Important Update: We’re proud to announce that we’ve successfully published the First Edition of Video Bioinformatics: From Live Imaging to Knowledge (Link), the first book to review the emerging interdisciplinary field of Video Bioinformatics.
The Vision of the Video Bioinformatics IGERT is to integrate expertise from the life sciences, computer science, electrical engineering, and bioengineering to enable breakthrough capabilities in understanding biological processes that are by nature continuous and dynamic. Dr. Bhanu defines Video Bioinformatics as The automated processing, analysis, understanding, data mining, visualization, query-based retrieval/storage of biological spatiotemporal events/data and knowledge extracted from videos obtained with spatial resolution varying from nanometer to meter of scale and temporal resolution varying from seconds to days and months. Life sciences students will gain an understanding of the engineering principles involved in imaging, video processing, analysis, data mining, and databases. Engineering students will learn biological imaging techniques, design of experiments and modeling of phenomena, and they will gain a finer appreciation for the biological community's needs. These Ph.D. students will be pioneers with cross-disciplinary capability needed to solve societal problems in the 21st century.
Recent advances of live cell video imaging and high-throughput technologies allow researchers to quickly conduct millions of biochemical, genetic, or pharmacological tests for drug design and for understanding the interaction or role of a particular biochemical process in biology. But traditional curriculum doesn't include video computing techniques for biological scientists, or give engineering researchers an understanding of critical biological issues that 5-D (3-D space, time and wavelength) analysis can help illuminate. Therefore, a new interdisciplinary curriculum is being developed to train the next generation of engineers and scientists to solve old and new biological and computational problems.

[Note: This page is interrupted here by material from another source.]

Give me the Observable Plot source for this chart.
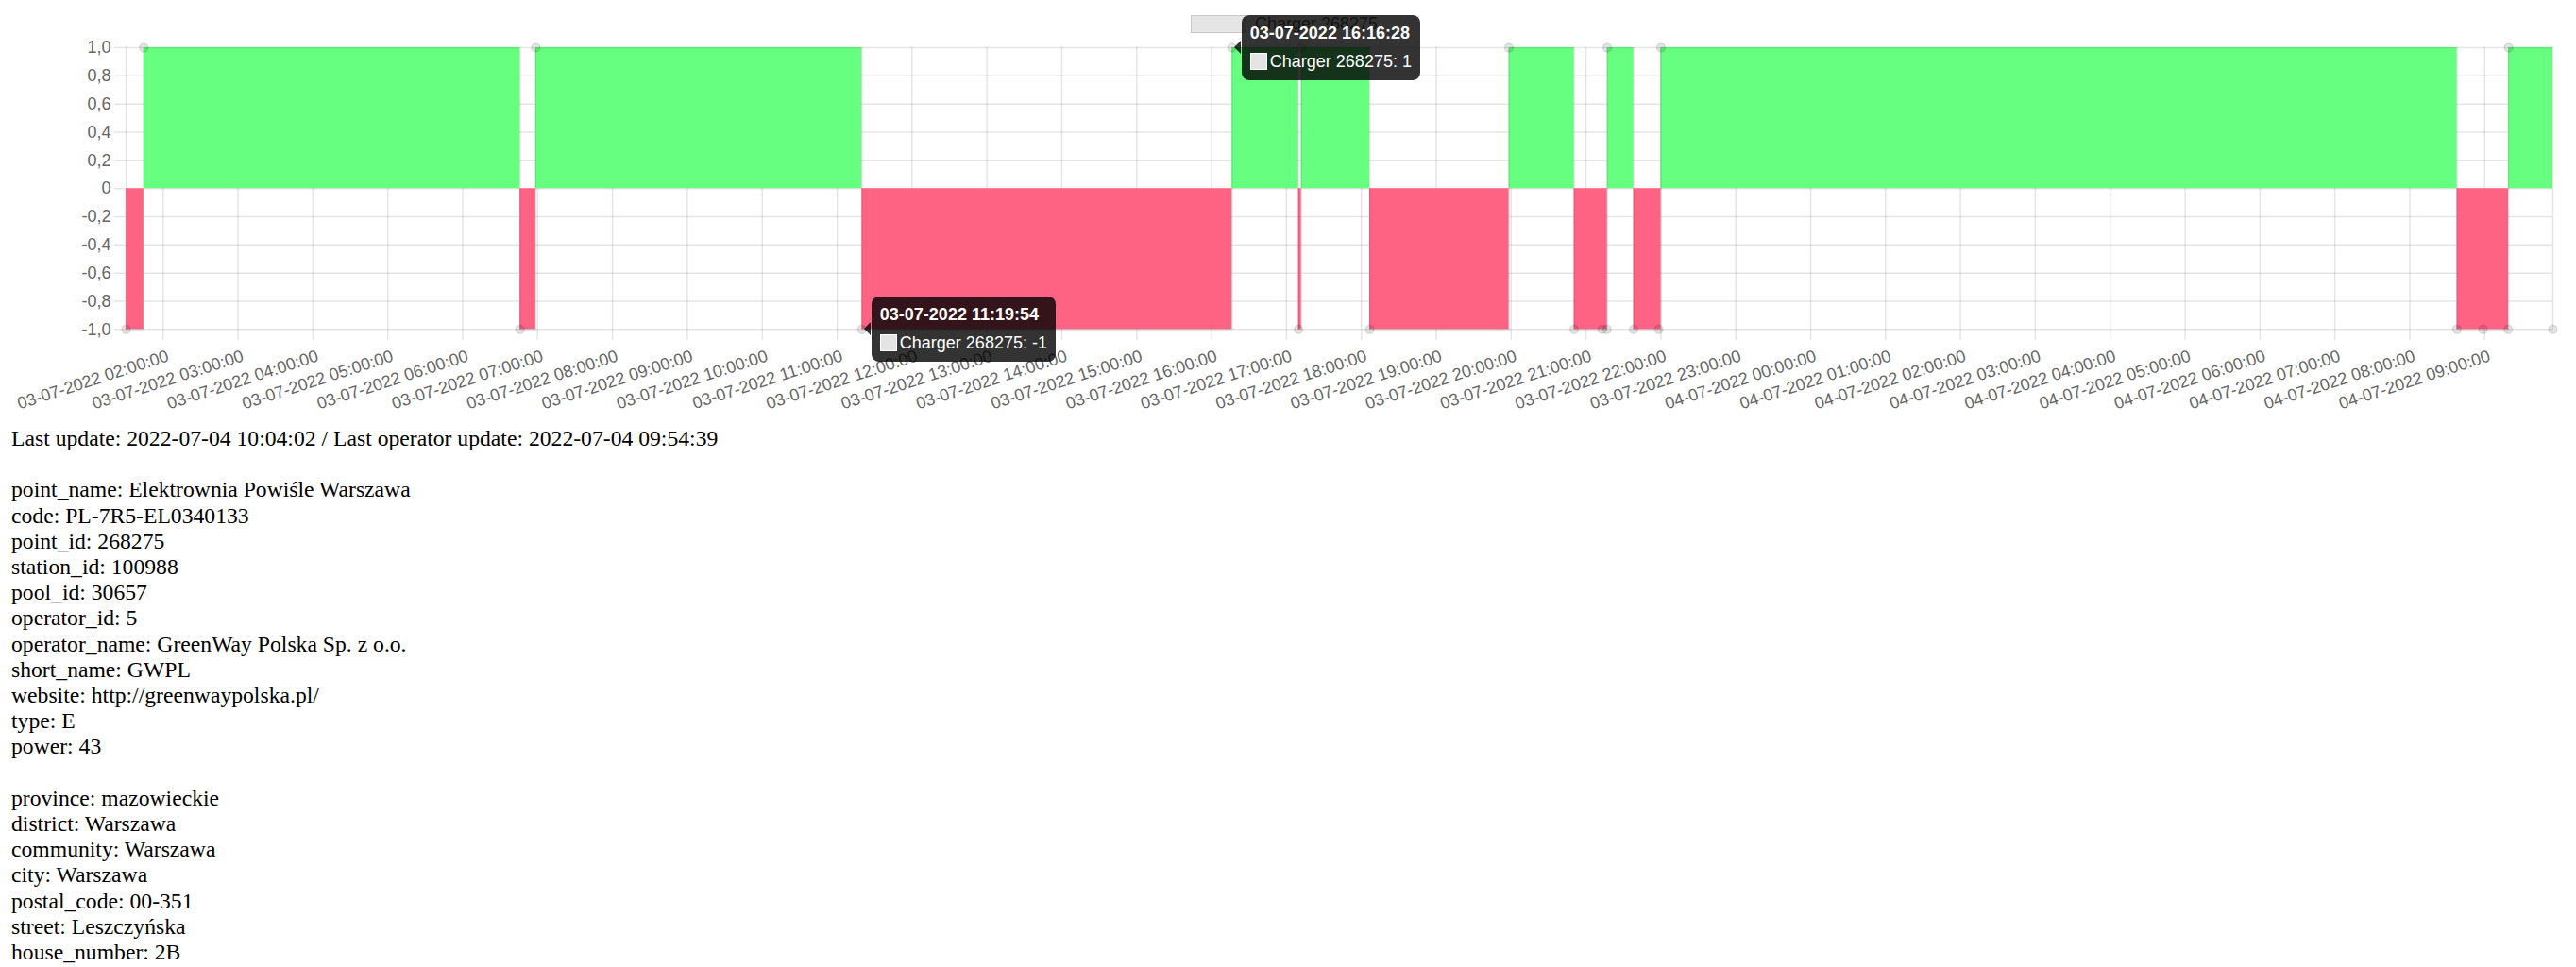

In the past, living systems have been studied as static images; scientists must infer the processes that produce growth, disease, healing and death since there is not a systematic way of examining moving biological images and understanding their dynamics. This IGERT grant addresses the need by bringing together experts from widely divergent backgrounds and by integrating multiple imaging modalities (from nanometer to millimeter scale of spatial resolution and milliseconds to days and months of temporal resolution) with computational techniques for video data mining, knowledge discovery, and visualization.
Information technology students will learn about the unique needs of studying living systems, and develop methods to enhance the study of these systems. Students in the life sciences will learn how to develop and apply effective computing techniques to dynamic biological problems.
Students will participate in interdisciplinary project-oriented team-taught courses and group projects and carry out Ph.D. dissertation in video bioinformatics. Each student will participate in an intensive summer workshop before the first year of graduate study. The program will provide continuous mentoring, teaching and leadership opportunities, internship in industry or government, weekly seminars, yearly retreats, and workshops on ethics and communication skills.
Program is currently accepting applications. Fellowships will be awarded each year beginning in the winter quarter (January 2010) and then fall of each year beginning 2010.